▸ WORK TO DO
Leaving out every picture, copy the lines of the data exactly, from the first through the line containing "42.8, 48.6, 54.8]".
start DATASET EXCERPT
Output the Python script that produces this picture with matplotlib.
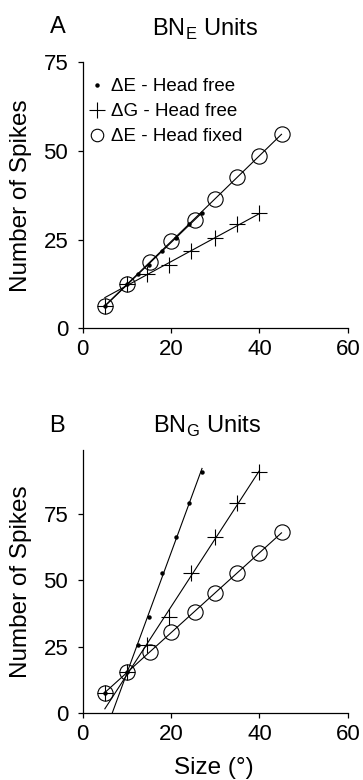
import numpy as np
import matplotlib.pyplot as plt
from matplotlib.lines import Line2D

plt.rcParams['font.family'] = ['Liberation Sans', 'DejaVu Sans']

# stimulus size (deg) for each series
size_dE_free = [5, 10, 12.5, 15, 18, 21, 24, 27]
size_dG_free = [5, 10, 14.5, 19.5, 24.5, 30, 35, 40]
size_dE_fixed = [5, 10, 15.3, 20, 25.3, 30, 35, 40, 45]

# BN_E units: head-free spikes shared by the dE and dG plots
spikes_E_free = [6.3, 12.5, 15.2, 17.9, 21.7, 25.4, 29.3, 32.5]
spikes_E_fixed = [6.3, 12.5, 18.8, 24.6, 30.7, 36.5, 42.8, 48.6, 54.8]

# BN_G units
spikes_G_free = [7.7, 15.5, 25.8, 36.2, 52.8, 66.3, 78.9, 90.7]
spikes_G_fixed = [7.7, 15.5, 23.1, 30.4, 38.1, 45.4, 52.8, 60.1, 68.1]

xticks = [0, 20, 40, 60]
yticks = [0, 25, 50, 75]

fig = plt.figure(figsize=(3.63, 7.8), dpi=100)
ax_a = fig.add_axes([0.228, 0.579, 0.730, 0.341])
ax_b = fig.add_axes([0.228, 0.0855, 0.730, 0.3376])

lw = 0.8
styles = [
    dict(marker='o', ms=3.2, mfc='black', mec='black', mew=0),
    dict(marker='+', ms=11, mec='black', mew=0.8),
    dict(marker='o', ms=11, mfc='none', mec='black', mew=0.8),
]


def fit_line(ax, x, y):
    # regression on sizes >= 10 deg, drawn over the full tested range
    x = np.asarray(x, float)
    y = np.asarray(y, float)
    keep = x >= 10
    k, b = np.polyfit(x[keep], y[keep], 1)
    xs = np.array([x.min(), x.max()])
    ax.plot(xs, k * xs + b, color='black', lw=lw, zorder=2)


def draw(ax, series, ymax):
    for (x, y), st in zip(series, styles):
        fit_line(ax, x, y)
        ax.plot(x, y, ls='none', zorder=3, **st)
    ax.set_xlim(0, 60)
    ax.set_ylim(0, ymax)
    ax.set_xticks(xticks)
    ax.set_yticks(yticks)
    for s in ['top', 'right']:
        ax.spines[s].set_visible(False)
    for s in ['left', 'bottom']:
        ax.spines[s].set_linewidth(0.9)
    ax.tick_params(axis='x', direction='out', length=3.5, width=0.9,
                   labelsize=16, pad=4.5)
    ax.tick_params(axis='y', direction='out', length=3.5, width=0.9,
                   labelsize=16, pad=7)
    ax.set_ylabel('Number of Spikes', fontsize=17.5)
    ax.yaxis.set_label_coords(-0.191, 0.5)


draw(ax_a, [(size_dE_free, spikes_E_free),
            (size_dG_free, spikes_E_free),
            (size_dE_fixed, spikes_E_fixed)], 75)
draw(ax_b, [(size_dE_free, spikes_G_free),
            (size_dG_free, spikes_G_free),
            (size_dE_fixed, spikes_G_fixed)], 99)

ax_b.set_xlabel('Size (°)', fontsize=17.5)
ax_b.xaxis.set_label_coords(0.495, -0.166)

handles = [Line2D([], [], ls='none', **st) for st in styles]
handles[2].set_markersize(9)
ax_a.legend(handles, ['ΔE - Head free', 'ΔG - Head free', 'ΔE - Head fixed'],
            loc='upper left', bbox_to_anchor=(0.01, 0.955), frameon=False,
            fontsize=13.5, handlelength=0.8, handletextpad=0.35,
            labelspacing=0.42, borderpad=0.2, borderaxespad=0)

fig.text(0.16, 0.9577, 'A', fontsize=17, ha='center', va='baseline')
fig.text(0.565, 0.9538, r'BN$_\mathregular{E}$ Units', fontsize=17,
         ha='center', va='baseline')
fig.text(0.157, 0.4465, 'B', fontsize=17, ha='center', va='baseline')
fig.text(0.569, 0.4453, r'BN$_\mathregular{G}$ Units', fontsize=17,
         ha='center', va='baseline')

fig.savefig('out.png', dpi=100)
end DATASET EXCERPT
▸ THE OUTPUT
Output the Python script that produces this picture with matplotlib.
import numpy as np
import matplotlib.pyplot as plt
from matplotlib.lines import Line2D

plt.rcParams['font.family'] = ['Liberation Sans', 'DejaVu Sans']

# stimulus size (deg) for each series
size_dE_free = [5, 10, 12.5, 15, 18, 21, 24, 27]
size_dG_free = [5, 10, 14.5, 19.5, 24.5, 30, 35, 40]
size_dE_fixed = [5, 10, 15.3, 20, 25.3, 30, 35, 40, 45]

# BN_E units: head-free spikes shared by the dE and dG plots
spikes_E_free = [6.3, 12.5, 15.2, 17.9, 21.7, 25.4, 29.3, 32.5]
spikes_E_fixed = [6.3, 12.5, 18.8, 24.6, 30.7, 36.5, 42.8, 48.6, 54.8]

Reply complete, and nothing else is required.